I'm planning an exp-ramp generator with the following characteristics:
- Implemented on the PIC16F1773, an 8-bit device with somewhat complex capture/compare/PWM hardware.
- PWM module clock of 500 kHz * 32 = 16 MHz
- System clock (Fosc) of 16 MHz / 2 * 4 = 32 MHz
- Fixed PWM frequency of 233 Hz
- Duty cycle starting at 0%, ending at 100% after 4.82 s
- Approximating the exponential curve \$ y = 1 - 0.1^{t/2} \$, which has an equivalent time constant of \$ \tau \approx 0.8686 \$.
The strategy to modify the duty cycle is:
- always increment the high byte of the duty cycle register
PWMxDCH
by 1, ignoring the low byte for simplicity - only perform a DC increment after a post-scaled counter rolls over whose input clock is the period match event of the PWM
- the post-scale factor starts at 1, ends at 128, and is multiplied by 2 every ~140 PWM cycles
In a basic numerical simulation of this strategy, the approximation is quite good:
The bumps are where the post-scale factor is changed.
I have a little bit of decision paralysis around how best to implement the post-scaler.

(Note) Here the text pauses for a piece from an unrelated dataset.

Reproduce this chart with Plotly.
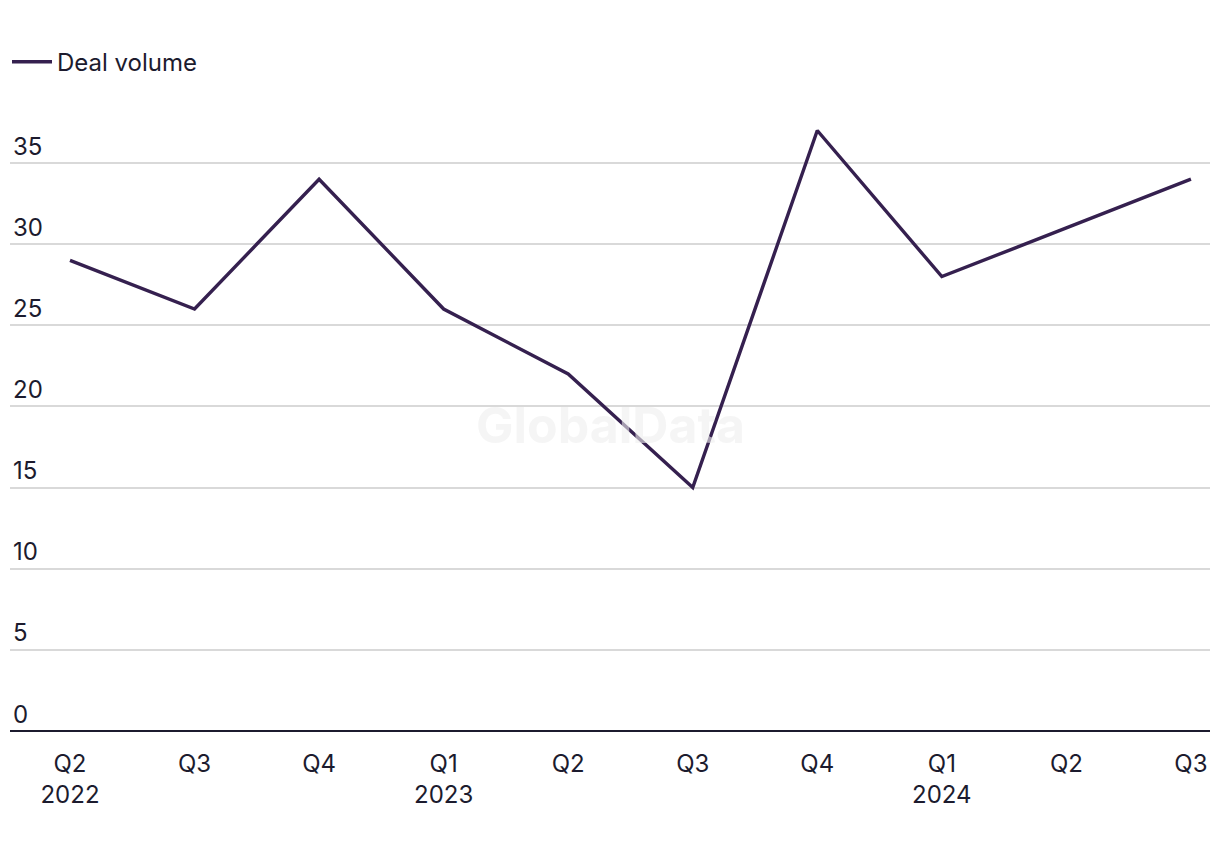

I could use a 16-bit PWM module:
interrupt on PRIF
, maintain a software post-scale count variable, and on overflow of this count, increment the duty cycle. Or I could use the simpler 10-bit PWM module:
which does not support period interrupt; short the PWM output pin to the clock input pin TMRx_clk
of a timer like this:
Where PRx
is the post-scale value, the actual timer pre- and post-scale are not needed, and on TMR2IF
, increment PWMxDCH
.
I kind of prefer the secondary-timer approach because it means (1) easier external scope debugging, and (2) fewer runtime instructions required. Is there a way to make better use of the 1773's hardware to accomplish this thing?